[Plotting code records]

◇ ◇ ◇

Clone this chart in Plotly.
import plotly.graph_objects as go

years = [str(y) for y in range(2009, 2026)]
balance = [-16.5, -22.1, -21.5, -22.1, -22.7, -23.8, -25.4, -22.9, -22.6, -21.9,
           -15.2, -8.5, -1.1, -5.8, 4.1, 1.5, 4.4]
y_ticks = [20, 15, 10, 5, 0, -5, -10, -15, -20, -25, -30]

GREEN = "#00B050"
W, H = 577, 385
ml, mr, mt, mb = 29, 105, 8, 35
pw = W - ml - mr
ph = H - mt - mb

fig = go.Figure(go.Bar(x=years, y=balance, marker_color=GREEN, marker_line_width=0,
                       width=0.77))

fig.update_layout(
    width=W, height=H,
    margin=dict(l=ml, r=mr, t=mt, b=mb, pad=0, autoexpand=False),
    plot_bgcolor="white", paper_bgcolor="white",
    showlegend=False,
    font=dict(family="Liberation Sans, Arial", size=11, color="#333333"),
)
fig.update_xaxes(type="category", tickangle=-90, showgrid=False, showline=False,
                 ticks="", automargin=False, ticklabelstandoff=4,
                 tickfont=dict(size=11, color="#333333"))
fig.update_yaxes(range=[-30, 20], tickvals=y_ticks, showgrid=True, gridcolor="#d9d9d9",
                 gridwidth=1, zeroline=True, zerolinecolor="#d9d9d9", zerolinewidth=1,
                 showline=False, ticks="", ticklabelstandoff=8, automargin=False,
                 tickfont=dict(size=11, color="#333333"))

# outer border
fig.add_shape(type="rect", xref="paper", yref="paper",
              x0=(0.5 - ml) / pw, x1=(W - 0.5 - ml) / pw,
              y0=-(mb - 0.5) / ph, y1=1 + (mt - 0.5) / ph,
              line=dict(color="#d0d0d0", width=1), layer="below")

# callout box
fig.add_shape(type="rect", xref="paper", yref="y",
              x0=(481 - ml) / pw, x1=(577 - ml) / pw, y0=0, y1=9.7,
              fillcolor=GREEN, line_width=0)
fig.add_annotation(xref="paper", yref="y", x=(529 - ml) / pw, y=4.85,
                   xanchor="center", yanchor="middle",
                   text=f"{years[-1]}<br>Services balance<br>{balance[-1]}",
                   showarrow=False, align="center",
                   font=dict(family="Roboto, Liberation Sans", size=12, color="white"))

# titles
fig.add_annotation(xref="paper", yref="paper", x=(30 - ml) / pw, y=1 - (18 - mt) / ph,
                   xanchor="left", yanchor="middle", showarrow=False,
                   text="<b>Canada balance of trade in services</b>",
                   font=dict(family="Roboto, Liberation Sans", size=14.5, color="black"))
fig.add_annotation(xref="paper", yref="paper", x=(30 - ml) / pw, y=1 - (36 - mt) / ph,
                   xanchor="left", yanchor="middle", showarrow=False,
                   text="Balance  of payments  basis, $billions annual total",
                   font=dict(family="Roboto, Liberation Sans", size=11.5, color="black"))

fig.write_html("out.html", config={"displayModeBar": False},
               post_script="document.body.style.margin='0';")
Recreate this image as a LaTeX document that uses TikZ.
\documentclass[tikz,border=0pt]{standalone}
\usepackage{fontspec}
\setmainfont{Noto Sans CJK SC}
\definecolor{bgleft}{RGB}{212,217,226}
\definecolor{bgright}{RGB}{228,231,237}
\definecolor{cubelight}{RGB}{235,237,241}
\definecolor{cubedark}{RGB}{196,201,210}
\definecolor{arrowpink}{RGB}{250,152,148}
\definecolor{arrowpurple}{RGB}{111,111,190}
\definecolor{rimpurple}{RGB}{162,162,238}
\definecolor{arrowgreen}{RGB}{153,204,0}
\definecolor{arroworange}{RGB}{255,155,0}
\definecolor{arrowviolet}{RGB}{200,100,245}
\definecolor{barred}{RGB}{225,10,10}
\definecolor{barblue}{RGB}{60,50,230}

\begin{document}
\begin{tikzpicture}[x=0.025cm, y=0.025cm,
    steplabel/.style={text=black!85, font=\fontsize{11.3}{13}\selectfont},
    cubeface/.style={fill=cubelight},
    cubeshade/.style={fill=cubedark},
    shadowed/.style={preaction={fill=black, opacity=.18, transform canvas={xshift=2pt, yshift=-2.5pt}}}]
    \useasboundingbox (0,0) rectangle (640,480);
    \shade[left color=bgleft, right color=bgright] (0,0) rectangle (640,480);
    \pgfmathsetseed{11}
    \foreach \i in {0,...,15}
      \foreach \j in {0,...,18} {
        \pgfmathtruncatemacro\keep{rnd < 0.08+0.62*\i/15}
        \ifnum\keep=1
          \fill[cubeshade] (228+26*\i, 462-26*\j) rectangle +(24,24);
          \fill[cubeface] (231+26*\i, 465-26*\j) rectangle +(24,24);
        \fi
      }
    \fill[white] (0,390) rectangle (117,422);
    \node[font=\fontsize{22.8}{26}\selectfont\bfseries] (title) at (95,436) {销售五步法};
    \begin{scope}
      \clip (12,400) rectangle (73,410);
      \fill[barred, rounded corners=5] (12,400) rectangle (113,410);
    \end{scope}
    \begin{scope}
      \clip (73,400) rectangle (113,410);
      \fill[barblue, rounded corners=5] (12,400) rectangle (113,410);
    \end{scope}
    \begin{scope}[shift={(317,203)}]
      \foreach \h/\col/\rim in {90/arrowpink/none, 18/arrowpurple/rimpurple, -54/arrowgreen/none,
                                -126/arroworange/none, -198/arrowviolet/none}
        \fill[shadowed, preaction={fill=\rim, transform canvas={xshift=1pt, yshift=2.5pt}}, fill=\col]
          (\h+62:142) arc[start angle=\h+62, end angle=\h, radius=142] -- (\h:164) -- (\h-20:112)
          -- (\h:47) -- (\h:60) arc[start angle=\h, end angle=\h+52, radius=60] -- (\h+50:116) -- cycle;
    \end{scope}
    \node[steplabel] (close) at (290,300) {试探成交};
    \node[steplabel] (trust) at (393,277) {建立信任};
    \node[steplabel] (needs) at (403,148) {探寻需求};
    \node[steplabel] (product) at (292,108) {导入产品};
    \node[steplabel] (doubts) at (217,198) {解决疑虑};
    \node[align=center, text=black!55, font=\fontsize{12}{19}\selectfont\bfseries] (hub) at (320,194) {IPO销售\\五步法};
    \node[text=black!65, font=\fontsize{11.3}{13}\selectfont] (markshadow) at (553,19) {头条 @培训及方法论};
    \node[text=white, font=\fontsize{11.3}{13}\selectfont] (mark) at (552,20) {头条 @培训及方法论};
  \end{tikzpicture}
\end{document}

◇ ◇ ◇

Requirements
Each record above should be returned exactly as it appears.

Result below
Clone this chart in Plotly.
import plotly.graph_objects as go

years = [str(y) for y in range(2009, 2026)]
balance = [-16.5, -22.1, -21.5, -22.1, -22.7, -23.8, -25.4, -22.9, -22.6, -21.9,
           -15.2, -8.5, -1.1, -5.8, 4.1, 1.5, 4.4]
y_ticks = [20, 15, 10, 5, 0, -5, -10, -15, -20, -25, -30]

GREEN = "#00B050"
W, H = 577, 385
ml, mr, mt, mb = 29, 105, 8, 35
pw = W - ml - mr
ph = H - mt - mb

fig = go.Figure(go.Bar(x=years, y=balance, marker_color=GREEN, marker_line_width=0,
                       width=0.77))

fig.update_layout(
    width=W, height=H,
    margin=dict(l=ml, r=mr, t=mt, b=mb, pad=0, autoexpand=False),
    plot_bgcolor="white", paper_bgcolor="white",
    showlegend=False,
    font=dict(family="Liberation Sans, Arial", size=11, color="#333333"),
)
fig.update_xaxes(type="category", tickangle=-90, showgrid=False, showline=False,
                 ticks="", automargin=False, ticklabelstandoff=4,
                 tickfont=dict(size=11, color="#333333"))
fig.update_yaxes(range=[-30, 20], tickvals=y_ticks, showgrid=True, gridcolor="#d9d9d9",
                 gridwidth=1, zeroline=True, zerolinecolor="#d9d9d9", zerolinewidth=1,
                 showline=False, ticks="", ticklabelstandoff=8, automargin=False,
                 tickfont=dict(size=11, color="#333333"))

# outer border
fig.add_shape(type="rect", xref="paper", yref="paper",
              x0=(0.5 - ml) / pw, x1=(W - 0.5 - ml) / pw,
              y0=-(mb - 0.5) / ph, y1=1 + (mt - 0.5) / ph,
              line=dict(color="#d0d0d0", width=1), layer="below")

# callout box
fig.add_shape(type="rect", xref="paper", yref="y",
              x0=(481 - ml) / pw, x1=(577 - ml) / pw, y0=0, y1=9.7,
              fillcolor=GREEN, line_width=0)
fig.add_annotation(xref="paper", yref="y", x=(529 - ml) / pw, y=4.85,
                   xanchor="center", yanchor="middle",
                   text=f"{years[-1]}<br>Services balance<br>{balance[-1]}",
                   showarrow=False, align="center",
                   font=dict(family="Roboto, Liberation Sans", size=12, color="white"))

# titles
fig.add_annotation(xref="paper", yref="paper", x=(30 - ml) / pw, y=1 - (18 - mt) / ph,
                   xanchor="left", yanchor="middle", showarrow=False,
                   text="<b>Canada balance of trade in services</b>",
                   font=dict(family="Roboto, Liberation Sans", size=14.5, color="black"))
fig.add_annotation(xref="paper", yref="paper", x=(30 - ml) / pw, y=1 - (36 - mt) / ph,
                   xanchor="left", yanchor="middle", showarrow=False,
                   text="Balance  of payments  basis, $billions annual total",
                   font=dict(family="Roboto, Liberation Sans", size=11.5, color="black"))

fig.write_html("out.html", config={"displayModeBar": False},
               post_script="document.body.style.margin='0';")
Recreate this image as a LaTeX document that uses TikZ.
\documentclass[tikz,border=0pt]{standalone}
\usepackage{fontspec}
\setmainfont{Noto Sans CJK SC}
\definecolor{bgleft}{RGB}{212,217,226}
\definecolor{bgright}{RGB}{228,231,237}
\definecolor{cubelight}{RGB}{235,237,241}
\definecolor{cubedark}{RGB}{196,201,210}
\definecolor{arrowpink}{RGB}{250,152,148}
\definecolor{arrowpurple}{RGB}{111,111,190}
\definecolor{rimpurple}{RGB}{162,162,238}
\definecolor{arrowgreen}{RGB}{153,204,0}
\definecolor{arroworange}{RGB}{255,155,0}
\definecolor{arrowviolet}{RGB}{200,100,245}
\definecolor{barred}{RGB}{225,10,10}
\definecolor{barblue}{RGB}{60,50,230}

\begin{document}
\begin{tikzpicture}[x=0.025cm, y=0.025cm,
    steplabel/.style={text=black!85, font=\fontsize{11.3}{13}\selectfont},
    cubeface/.style={fill=cubelight},
    cubeshade/.style={fill=cubedark},
    shadowed/.style={preaction={fill=black, opacity=.18, transform canvas={xshift=2pt, yshift=-2.5pt}}}]
    \useasboundingbox (0,0) rectangle (640,480);
    \shade[left color=bgleft, right color=bgright] (0,0) rectangle (640,480);
    \pgfmathsetseed{11}
    \foreach \i in {0,...,15}
      \foreach \j in {0,...,18} {
        \pgfmathtruncatemacro\keep{rnd < 0.08+0.62*\i/15}
        \ifnum\keep=1
          \fill[cubeshade] (228+26*\i, 462-26*\j) rectangle +(24,24);
          \fill[cubeface] (231+26*\i, 465-26*\j) rectangle +(24,24);
        \fi
      }
    \fill[white] (0,390) rectangle (117,422);
    \node[font=\fontsize{22.8}{26}\selectfont\bfseries] (title) at (95,436) {销售五步法};
    \begin{scope}
      \clip (12,400) rectangle (73,410);
      \fill[barred, rounded corners=5] (12,400) rectangle (113,410);
    \end{scope}
    \begin{scope}
      \clip (73,400) rectangle (113,410);
      \fill[barblue, rounded corners=5] (12,400) rectangle (113,410);
    \end{scope}
    \begin{scope}[shift={(317,203)}]
      \foreach \h/\col/\rim in {90/arrowpink/none, 18/arrowpurple/rimpurple, -54/arrowgreen/none,
                                -126/arroworange/none, -198/arrowviolet/none}
        \fill[shadowed, preaction={fill=\rim, transform canvas={xshift=1pt, yshift=2.5pt}}, fill=\col]
          (\h+62:142) arc[start angle=\h+62, end angle=\h, radius=142] -- (\h:164) -- (\h-20:112)
          -- (\h:47) -- (\h:60) arc[start angle=\h, end angle=\h+52, radius=60] -- (\h+50:116) -- cycle;
    \end{scope}
    \node[steplabel] (close) at (290,300) {试探成交};
    \node[steplabel] (trust) at (393,277) {建立信任};
    \node[steplabel] (needs) at (403,148) {探寻需求};
    \node[steplabel] (product) at (292,108) {导入产品};
    \node[steplabel] (doubts) at (217,198) {解决疑虑};
    \node[align=center, text=black!55, font=\fontsize{12}{19}\selectfont\bfseries] (hub) at (320,194) {IPO销售\\五步法};
    \node[text=black!65, font=\fontsize{11.3}{13}\selectfont] (markshadow) at (553,19) {头条 @培训及方法论};
    \node[text=white, font=\fontsize{11.3}{13}\selectfont] (mark) at (552,20) {头条 @培训及方法论};
  \end{tikzpicture}
\end{document}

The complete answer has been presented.